当代的某些文学,就像一种失去了信誉的次货被摆进了市场,占据着一个不起眼的角落。它失去了以往那种“社会订货”式的优雅地位,无奈地亲自扯起了嗓门大声叫卖:后现代、后殖民、新生代、晚生代、六十年代、七十年代……在市场的逼迫下,它渐渐养成了一种成群结伙的习气,作家、批评家、文化娱乐记者、出版编辑成了生意的合伙人,在共同制作一个文学繁荣的神话。
在将世俗力量转换成叙事方式的过程中,精明作家发现,越是提倡所谓的“创作个性”、“个人化写作”,就越是能够与市场规律相吻合;越是标榜“批判性”,就越能够博得大众的青睐。文学通过传播媒介成功地达到了与大众和解、融洽的效果之时,也就是它成功地进入市场之时。在这里,大众传媒充当了检查官和推销商的双重角色。
此刻,我们的心情十分矛盾。我们首先要感谢大众传媒。它干着文学无能为力的事情:对付成千上万的“大头娃娃”、“卡通人”式的读者。那些大头娃娃们上班玩“五笔”、炒股,下班看成人卡通画、玩手掌机、搓麻将、看电视、喝啤酒、谈女人。是报刊炒作的推销功能,将他们中一部分人的目光,从图像拉回到文字。但是,大头娃娃们感兴趣的始终是一些令人快活的小品文、小口角。文坛是非和股票行情一起,成了他们喝啤酒时的一碟小菜。因此,大众传媒必须要充当检查官的职能,不断地迁就“大头娃娃”们的口味,不断地将文学变成口角、是非,贬值为易拉罐、泡沫饭盒、纸巾这些用之即弃的一次性消费品。

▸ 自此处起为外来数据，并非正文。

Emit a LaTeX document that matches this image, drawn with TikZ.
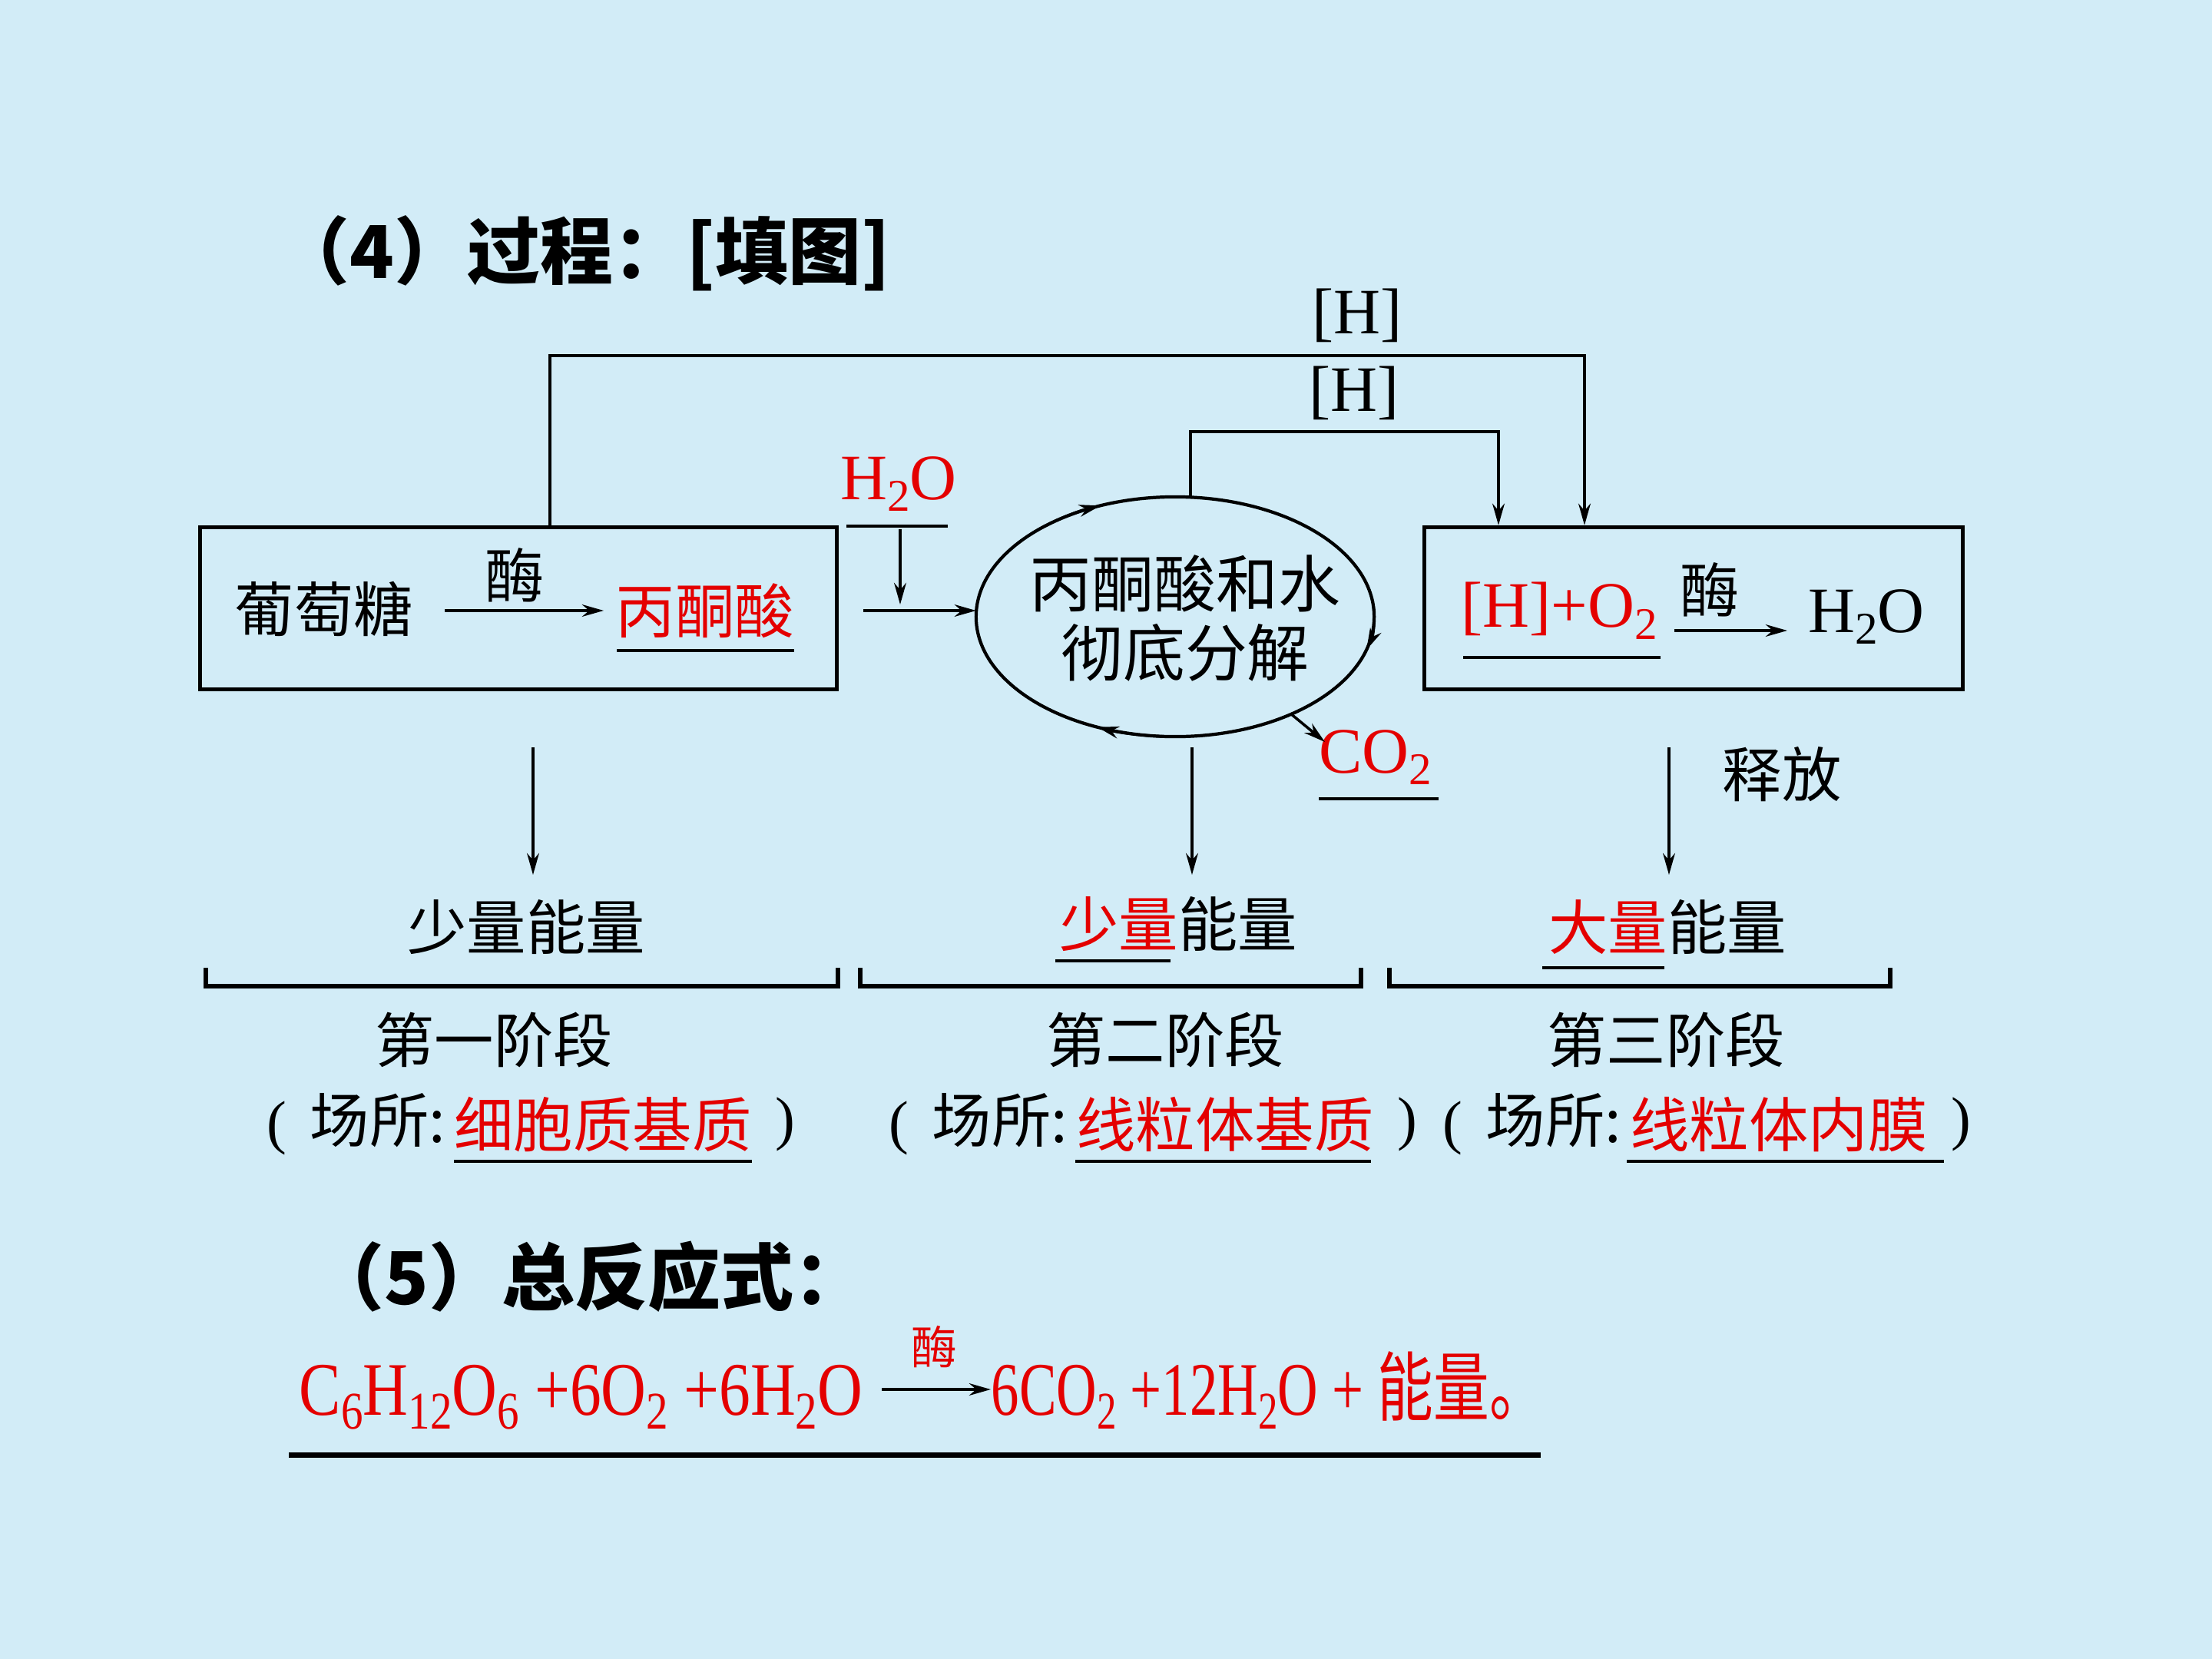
\documentclass[tikz,border=0pt]{standalone}
\usepackage{fontspec}
\usepackage{graphicx}
\setmainfont{Liberation Serif}
\newfontfamily\cjk{Noto Sans CJK SC}
\usetikzlibrary{positioning,shapes.geometric,calc,arrows.meta}

\definecolor{bgblue}{RGB}{210,236,247}
\definecolor{ansred}{RGB}{228,0,0}

\newcommand{\dn}[1]{\raisebox{-0.4ex}{\scalebox{0.7}{#1}}}
\newcommand{\opn}{{\rmfamily (}\hspace{0.4em}}
\newcommand{\cls}{{\rmfamily )}}

\tikzset{
  hz/.style={font=\fontsize{22}{26}\selectfont\cjk, inner sep=0pt},
  lat/.style={font=\fontsize{24}{28}\selectfont, inner sep=0pt},
  head/.style={font=\fontsize{27}{30}\selectfont\cjk\bfseries, inner sep=0pt, anchor=west},
  ans/.style={text=ansred},
  stagebox/.style={draw, line width=1.5pt, inner sep=0pt, minimum height=2.11cm},
  blank/.style={line width=1.2pt},
  brace/.style={line width=1.6pt},
  link/.style={line width=1pt, -{Stealth[length=8pt, width=4.5pt]}},
  eq/.style={text=ansred, font=\fontsize{28}{30}\selectfont, inner sep=0pt},
}

\begin{document}
\begin{tikzpicture}[x=0.01cm, y=-0.01cm]
\fill[bgblue] (0,0) rectangle (2880,2160);
\useasboundingbox (0,0) rectangle (2880,2160);

\node[head] (t4) at (360,330) {（4）过程：[填图]};

% the three stages
\node[stagebox, minimum width=8.28cm] (lbox) at (675,792) {};
\node[stagebox, minimum width=7cm] (rbox) at (2205,792) {};
\node[draw, ellipse, line width=1.2pt, minimum width=5.18cm, minimum height=3.12cm, inner sep=0pt, outer sep=0pt] (cyc) at (1530,803) {};
\node[hz, font=\fontsize{23}{25.6}\selectfont\cjk, align=center] (cyctxt) at (1543,805) {丙酮酸和水\\彻底分解};

\node[hz] (glc) at (422,793) {葡萄糖};
\node[hz, ans] (pyr) at (918,795) {丙酮酸};
\node[hz] (enz1) at (670,749) {酶};
\coordinate (a1) at (579,795);
\coordinate (a2) at (786,795);
\draw[link] (a1) -- (a2);
\draw[blank] (803,847) -- (1034,847);

\node[lat, ans] (hox) at (2030,795) {[H]+O\dn{2}};
\draw[blank] (1905,856) -- (2162,856);
\node[hz] (enz2) at (2226,768) {酶};
\coordinate (b1) at (2180,821);
\coordinate (b2) at (2327,821);
\draw[link] (b1) -- (b2);
\node[lat] (wout) at (2430,803) {H\dn{2}O};

% [H] paths
\coordinate (hup) at (2063,463);
\draw[link] ([xshift=0.41cm]lbox.north) |- (hup) -- (hup |- rbox.north);
\node[lat] (hl1) at (1767,411) {[H]};
\coordinate (hmid) at (1951,562);
\draw[link] ([xshift=0.2cm]cyc.north) |- (hmid) -- (hmid |- rbox.north);
\node[lat] (hl2) at (1763,512) {[H]};

% water in, CO2 out
\node[lat, ans] (win) at (1170,630) {H\dn{2}O};
\draw[blank] (1102,685) -- (1234,685);
\coordinate (wl) at (1124,795);
\coordinate (wtop) at (1172,689);
\draw[link] (wl) -- (wl -| cyc.west);
\draw[link] (wtop) -- ([yshift=0.08cm]wtop |- wl);
\foreach \s/\e in {132/112, 4/-16, 267/247}
  \draw[link] ($(cyc.center)+(\s:2.59cm and 1.56cm)$) arc[start angle=\s, end angle=\e, x radius=2.59cm, y radius=1.56cm];
\node[lat, ans] (co2) at (1791,986) {CO\dn{2}};
\coordinate (co2tip) at (1725,966);
\draw[link] (cyc.-40) -- (co2tip);
\draw[blank] (1717,1040) -- (1873,1040);

% energy
\coordinate (d1) at (694,973);
\coordinate (d2) at (1552,973);
\coordinate (d3) at (2173,973);
\draw[link] (d1) -- ++(0,166);
\draw[link] (d2) -- ++(0,166);
\draw[link] (d3) -- ++(0,166);
\node[hz] (rel) at (2320,1008) {释放};

\node[hz] (e1) at (685,1207) {少量能量};
\node[hz] (e2) at (1534,1203) {{\color{ansred}少量}能量};
\node[hz] (e3) at (2171,1207) {{\color{ansred}大量}能量};
\draw[blank] (1374,1251) -- (1524,1251);
\draw[blank] (2008,1260) -- (2167,1260);

\draw[brace] (268,1260) |- (1091,1284) -- (1091,1260);
\draw[brace] (1120,1260) |- (1772,1284) -- (1772,1260);
\draw[brace] (1809,1260) |- (2461,1284) -- (2461,1260);

\node[hz] (s1) at (643,1354) {第一阶段};
\node[hz] (s2) at (1517,1354) {第二阶段};
\node[hz] (s3) at (2169,1354) {第三阶段};

\node[hz, ans] (p1) at (785,1464) {细胞质基质};
\node[hz, left=0.1cm of p1] (q1) {\opn 场所:};
\node[hz, right=0.3cm of p1] (r1) {\cls};
\node[hz, ans] (p2) at (1595,1464) {线粒体基质};
\node[hz, left=0.1cm of p2] (q2) {\opn 场所:};
\node[hz, right=0.3cm of p2] (r2) {\cls};
\node[hz, ans] (p3) at (2316,1464) {线粒体内膜};
\node[hz, left=0.1cm of p3] (q3) {\opn 场所:};
\node[hz, right=0.3cm of p3] (r3) {\cls};
\draw[blank] (591,1512) -- (979,1512);
\draw[blank] (1400,1512) -- (1785,1512);
\draw[blank] (2118,1512) -- (2531,1512);

% overall equation
\node[head] (t5) at (405,1662) {（5）总反应式：};
\node[eq, anchor=base east] (eqL) at (1124,1842) {\resizebox{7.33cm}{\height}{C\dn{6}H\dn{12}O\dn{6} +6O\dn{2} +6H\dn{2}O}};
\node[eq, anchor=base west] (eqR) at (1290,1842) {\resizebox{7.21cm}{\height}{6CO\dn{2} +12H\dn{2}O + {\cjk 能量。}}};
\coordinate (fa1) at (1148,1809);
\coordinate (fa2) at (1290,1809);
\draw[link] (fa1) -- (fa2);
\node[hz, ans, font=\fontsize{17}{20}\selectfont\cjk] (enz3) at (1216,1754) {酶};
\draw[line width=2pt] (376,1894) -- (2006,1894);
\end{tikzpicture}
\end{document}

到处都是商品垃圾、文化泡沫。一切都在贬值。什么是属于你的呢?对于一无所有者来说,唯一的私有财产就是肉体。商品社会标榜私有财产的神圣性,是法律要保护的主要对象之一。几百年的实践证明,尤其是索罗斯告诉我们,这是根本靠不住的。且不说什么动产和不动产这些虚幻的东西,就是你自己的身体,这一最私有化的“资产”,也不一定能受到法律的保障。既然不能受到保障,唯一的办法就是提前支取、超负荷使用。这就是造成“肉体通货膨胀”的根源。其结果就是“肉体”走进了市场,“私人化”与“公众化”之间的界线消失了。所谓的“个人化写作”在此显出了其虚妄性。